## start SOURCE RECORDS

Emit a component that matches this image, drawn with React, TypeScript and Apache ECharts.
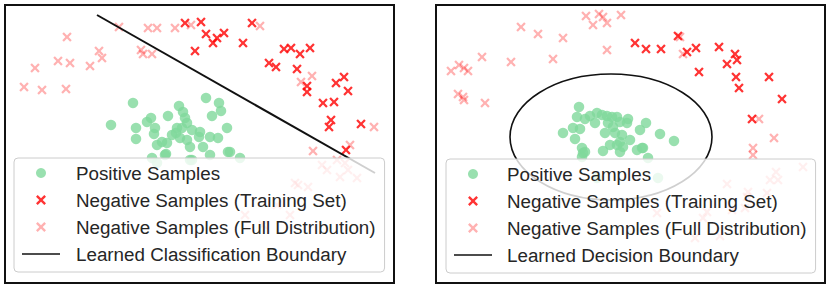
import React, { useEffect, useRef } from "react";
import * as echarts from "echarts";

// ---- data (page pixel coordinates) ----
const posLeft: number[][] = [
  [111, 125], [133, 103], [136, 128], [136, 139], [147, 122], [151, 118], [155, 128], [154, 134],
  [157, 145], [162, 142], [166, 154], [168, 116], [172, 135], [177, 128], [179, 106], [183, 112],
  [185, 118], [187, 123], [182, 128], [180, 138], [187, 140], [190, 147], [192, 130], [200, 132],
  [203, 147], [206, 98], [210, 137], [212, 116], [218, 138], [219, 103], [221, 111], [227, 128],
  [228, 152], [210, 155], [240, 158], [152, 158], [190, 160], [167, 143], [157, 163], [165, 155],
  [230, 152], [199, 137], [176, 133], [192, 160],
];
const trainLeft: number[][] = [
  [185, 23], [201, 22], [206, 34], [195, 51], [213, 43], [217, 38], [224, 33], [243, 43],
  [252, 23], [269, 63], [276, 67], [284, 49], [291, 48], [300, 54], [310, 48], [297, 69],
  [307, 86], [307, 92], [336, 83], [344, 77], [348, 91], [323, 103], [334, 102], [331, 120],
  [329, 127], [361, 124], [346, 150],
];
const fullLeft: number[][] = [
  [67, 37], [35, 68], [58, 61], [70, 63], [24, 87], [42, 90], [66, 89], [90, 66], [99, 51],
  [102, 58], [119, 27], [148, 28], [157, 28], [175, 28], [141, 50], [143, 54], [152, 54],
  [191, 25], [260, 26], [301, 82], [312, 76], [374, 127], [313, 151], [350, 145], [337, 160],
  [322, 165], [327, 170], [348, 170], [357, 178], [298, 185], [308, 187], [345, 163], [340, 177],
  [295, 183], [245, 215], [277, 205], [290, 215], [263, 225],
];
const boundaryLeft: number[][] = [[97, 15], [375, 173]];

const posRight: number[][] = [
  [579, 107], [577, 117], [585, 119], [590, 116], [597, 113], [602, 115], [607, 116], [612, 117],
  [617, 117], [628, 119], [627, 123], [646, 123], [595, 123], [608, 123], [613, 127], [620, 122],
  [573, 128], [580, 129], [563, 133], [575, 139], [605, 133], [615, 133], [622, 135], [640, 130],
  [630, 140], [660, 134], [674, 141], [620, 142], [610, 145], [623, 147], [637, 150], [642, 148],
  [582, 148], [583, 153], [603, 151], [620, 152], [648, 158], [582, 157], [643, 148], [658, 178],
  [597, 178], [617, 145], [585, 152],
];
const trainRight: number[][] = [
  [635, 43], [646, 49], [661, 49], [678, 36], [687, 52], [696, 48], [719, 47], [735, 54],
  [737, 60], [727, 64], [699, 72], [736, 77], [739, 88], [769, 77], [782, 99], [752, 119],
];
const fullRight: number[][] = [
  [521, 27], [538, 34], [563, 38], [586, 16], [593, 25], [599, 14], [603, 17], [607, 23],
  [621, 15], [607, 50], [553, 59], [511, 62], [482, 57], [459, 65], [464, 68], [468, 71],
  [451, 71], [458, 94], [463, 97], [464, 100], [485, 103], [680, 37], [683, 54], [759, 119],
  [774, 138], [753, 148], [753, 155], [803, 167], [776, 172], [770, 180], [778, 180], [727, 184],
  [748, 192], [767, 193], [707, 212], [732, 210], [745, 208], [657, 213], [695, 238], [720, 236],
  [703, 218], [747, 197],
];
// ellipse: centre x, centre y, radius x, radius y
const boundaryRight: number[][] = [[611, 137, 101, 63]];

const NAMES = {
  pos: "Positive Samples",
  train: "Negative Samples (Training Set)",
  full: "Negative Samples (Full Distribution)",
  lineL: "Learned Classification Boundary",
  lineR: "Learned Decision Boundary",
};

const CROSS =
  "path://M0,17L17,0L50,33L83,0L100,17L67,50L100,83L83,100L50,67L17,100L0,83L33,50Z";
const LINE_ICON = "path://M0,0H100V4.5H0Z";
const GREEN = "#7fd89b";
const RED = "#ff0000";
const PINK = "rgba(255,0,0,0.38)";
const FONT = "Liberation Sans";

export default function App() {
  const ref = useRef<HTMLDivElement>(null);
  useEffect(() => {
    if (!ref.current) return;
    const chart = echarts.init(ref.current, undefined, { renderer: "svg" });

    const gridBase = {
      show: true,
      top: 5,
      height: 278,
      width: 389,
      borderColor: "#111",
      borderWidth: 2,
      backgroundColor: "#fff",
    };
    const hiddenAxis = { show: false, splitLine: { show: false } };

    const scatter = (name: string, data: number[][], idx: number, kind: string) => ({
      type: "scatter",
      name,
      xAxisIndex: idx,
      yAxisIndex: idx,
      data,
      symbol: kind === "pos" ? "circle" : CROSS,
      symbolSize: kind === "pos" ? 10.5 : 9.5,
      itemStyle: { color: kind === "pos" ? GREEN : kind === "train" ? RED : PINK },
      z: kind === "pos" ? 3 : kind === "train" ? 4 : 2,
      emphasis: { disabled: true },
    });

    const legendBase = {
      orient: "vertical",
      selectedMode: false,
      z: 20,
      itemWidth: 38,
      itemHeight: 10,
      itemGap: 7,
      padding: [5, 9, 8, 8],
      backgroundColor: "rgba(255,255,255,0.8)",
      borderColor: "#cccccc",
      borderWidth: 1,
      borderRadius: 4,
      textStyle: {
        fontFamily: FONT,
        fontSize: 18.8,
        color: "#262626",
        lineHeight: 20,
        padding: [0, 0, 0, 11],
      },
    };

    chart.setOption({
      animation: false,
      backgroundColor: "#fff",
      grid: [
        { ...gridBase, left: 5 },
        { ...gridBase, left: 436 },
      ],
      xAxis: [
        { type: "value", gridIndex: 0, min: 5, max: 394, ...hiddenAxis },
        { type: "value", gridIndex: 1, min: 436, max: 825, ...hiddenAxis },
      ],
      yAxis: [
        { type: "value", gridIndex: 0, min: 5, max: 283, inverse: true, ...hiddenAxis },
        { type: "value", gridIndex: 1, min: 5, max: 283, inverse: true, ...hiddenAxis },
      ],
      legend: [
        {
          ...legendBase,
          left: 14,
          top: 158,
          data: [NAMES.pos, NAMES.train, NAMES.full, { name: NAMES.lineL, icon: LINE_ICON }],
        },
        {
          ...legendBase,
          left: 446,
          top: 159,
          textStyle: { ...legendBase.textStyle, padding: [0, 0, 0, 10] },
          data: [NAMES.pos, NAMES.train, NAMES.full, { name: NAMES.lineR, icon: LINE_ICON }],
        },
      ],
      series: [
        scatter(NAMES.full, fullLeft, 0, "full"),
        scatter(NAMES.pos, posLeft, 0, "pos"),
        scatter(NAMES.train, trainLeft, 0, "train"),
        {
          type: "line",
          name: NAMES.lineL,
          xAxisIndex: 0,
          yAxisIndex: 0,
          data: boundaryLeft,
          symbol: "none",
          lineStyle: { color: "#111", width: 2 },
          itemStyle: { color: "#111" },
          z: 5,
          emphasis: { disabled: true },
        },
        scatter(NAMES.full, fullRight, 1, "full"),
        scatter(NAMES.pos, posRight, 1, "pos"),
        scatter(NAMES.train, trainRight, 1, "train"),
        {
          type: "custom",
          name: NAMES.lineR,
          xAxisIndex: 1,
          yAxisIndex: 1,
          data: boundaryRight,
          itemStyle: { color: "#111" },
          z: 5,
          renderItem: (_p: any, api: any) => {
            const c = api.coord([api.value(0), api.value(1)]);
            const s = api.size([api.value(2), api.value(3)]);
            return {
              type: "ellipse",
              shape: { cx: c[0], cy: c[1], rx: Math.abs(s[0]), ry: Math.abs(s[1]) },
              style: { fill: "none", stroke: "#111", lineWidth: 1.6 },
            };
          },
        },
      ],
    });
    return () => chart.dispose();
  }, []);
  return (
    <div
      ref={ref}
      style={{ position: "fixed", left: 0, top: 0, width: 831, height: 288, background: "#fff" }}
    />
  );
}
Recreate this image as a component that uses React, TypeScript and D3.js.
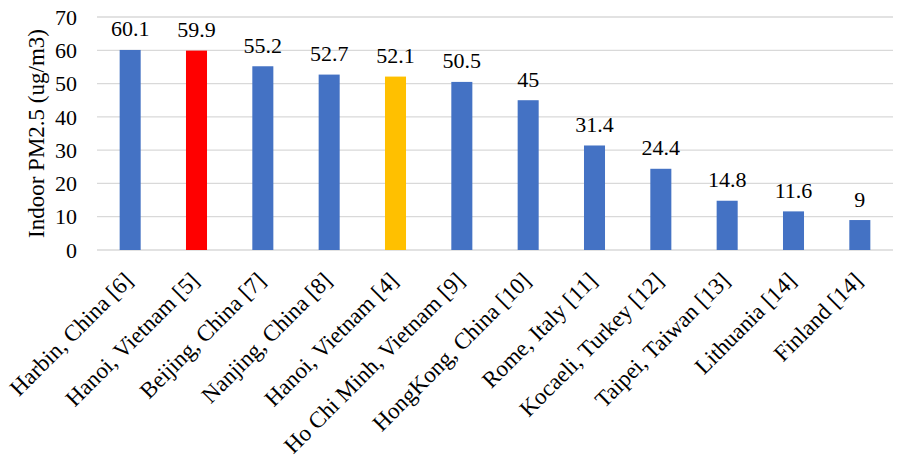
import React from "react";
import * as d3 from "d3";

const categories = [
  "Harbin, China [6]",
  "Hanoi, Vietnam [5]",
  "Beijing, China [7]",
  "Nanjing, China [8]",
  "Hanoi, Vietnam [4]",
  "Ho Chi Minh, Vietnam [9]",
  "HongKong, China [10]",
  "Rome, Italy [11]",
  "Kocaeli, Turkey [12]",
  "Taipei, Taiwan [13]",
  "Lithuania [14]",
  "Finland [14]",
];
const values = [60.1, 59.9, 55.2, 52.7, 52.1, 50.5, 45, 31.4, 24.4, 14.8, 11.6, 9];
const valueLabels = ["60.1", "59.9", "55.2", "52.7", "52.1", "50.5", "45", "31.4", "24.4", "14.8", "11.6", "9"];
const barColors = ["#4472C4", "#FF0000", "#4472C4", "#4472C4", "#FFC000", "#4472C4", "#4472C4", "#4472C4", "#4472C4", "#4472C4", "#4472C4", "#4472C4"];
const yTicks = [0, 10, 20, 30, 40, 50, 60, 70];
const yTitle = "Indoor PM2.5 (ug/m3)";

export default function App() {
  const W = 909, H = 457;
  const left = 97, right = 893, top = 17, bottom = 250;
  const font = "Liberation Serif, Times New Roman, serif";
  const fs = 22;
  const x = d3.scaleBand<string>().domain(categories).range([left, right]).paddingInner(0.683).paddingOuter(0.3415);
  const y = d3.scaleLinear().domain([0, 70]).range([bottom, top]);
  return (
    <svg width={W} height={H} style={{ position: "absolute", left: 0, top: 0, background: "#fff", fontFamily: font }}>
      {yTicks.map((t) => (
        <g key={t}>
          <line x1={left} x2={right} y1={y(t)} y2={y(t)} stroke="#D9D9D9" strokeWidth={1.3} />
          <text x={77} y={y(t)} dy="0.35em" textAnchor="end" fontSize={fs} fill="#000" style={{ fontFamily: font }}>{t}</text>
        </g>
      ))}
      {categories.map((c, i) => {
        const bx = x(c)!;
        const cx = bx + x.bandwidth() / 2;
        return (
          <g key={c}>
            <rect x={bx} y={y(values[i])} width={x.bandwidth()} height={y(0) - y(values[i])} fill={barColors[i]} />
            <text x={cx} y={y(values[i]) - 13.5} textAnchor="middle" fontSize={fs} fill="#000" style={{ fontFamily: font }}>{valueLabels[i]}</text>
            <text transform={`translate(${cx + 4},${bottom + 32}) rotate(-45)`} textAnchor="end" fontSize={23} fill="#000" style={{ fontFamily: font }}>{c}</text>
          </g>
        );
      })}
      <text transform={`translate(44,${(top + bottom) / 2}) rotate(-90)`} textAnchor="middle" fontSize={23} fill="#000" style={{ fontFamily: font }}>{yTitle}</text>
    </svg>
  );
}
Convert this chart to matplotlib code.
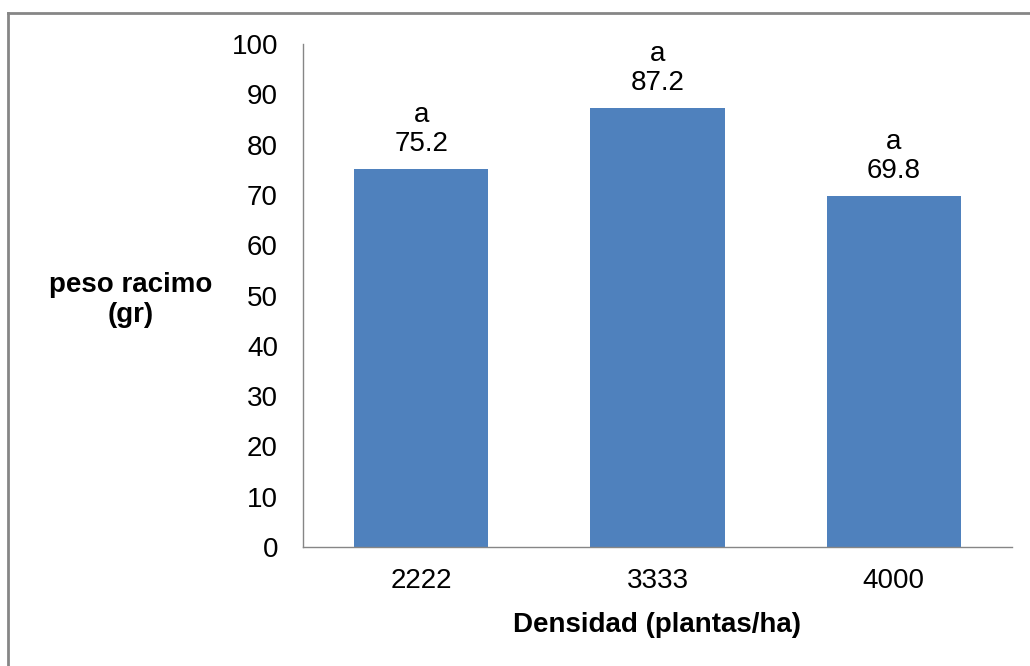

## end SOURCE RECORDS

### PROBLEM TO SOLVE
Return nothing but the lines running from the start of the data to the line with "const boundaryLeft: number[][]", please, both ends included and no pictures.

### ANSWER IN FULL
Emit a component that matches this image, drawn with React, TypeScript and Apache ECharts.
import React, { useEffect, useRef } from "react";
import * as echarts from "echarts";

// ---- data (page pixel coordinates) ----
const posLeft: number[][] = [
  [111, 125], [133, 103], [136, 128], [136, 139], [147, 122], [151, 118], [155, 128], [154, 134],
  [157, 145], [162, 142], [166, 154], [168, 116], [172, 135], [177, 128], [179, 106], [183, 112],
  [185, 118], [187, 123], [182, 128], [180, 138], [187, 140], [190, 147], [192, 130], [200, 132],
  [203, 147], [206, 98], [210, 137], [212, 116], [218, 138], [219, 103], [221, 111], [227, 128],
  [228, 152], [210, 155], [240, 158], [152, 158], [190, 160], [167, 143], [157, 163], [165, 155],
  [230, 152], [199, 137], [176, 133], [192, 160],
];
const trainLeft: number[][] = [
  [185, 23], [201, 22], [206, 34], [195, 51], [213, 43], [217, 38], [224, 33], [243, 43],
  [252, 23], [269, 63], [276, 67], [284, 49], [291, 48], [300, 54], [310, 48], [297, 69],
  [307, 86], [307, 92], [336, 83], [344, 77], [348, 91], [323, 103], [334, 102], [331, 120],
  [329, 127], [361, 124], [346, 150],
];
const fullLeft: number[][] = [
  [67, 37], [35, 68], [58, 61], [70, 63], [24, 87], [42, 90], [66, 89], [90, 66], [99, 51],
  [102, 58], [119, 27], [148, 28], [157, 28], [175, 28], [141, 50], [143, 54], [152, 54],
  [191, 25], [260, 26], [301, 82], [312, 76], [374, 127], [313, 151], [350, 145], [337, 160],
  [322, 165], [327, 170], [348, 170], [357, 178], [298, 185], [308, 187], [345, 163], [340, 177],
  [295, 183], [245, 215], [277, 205], [290, 215], [263, 225],
];
const boundaryLeft: number[][] = [[97, 15], [375, 173]];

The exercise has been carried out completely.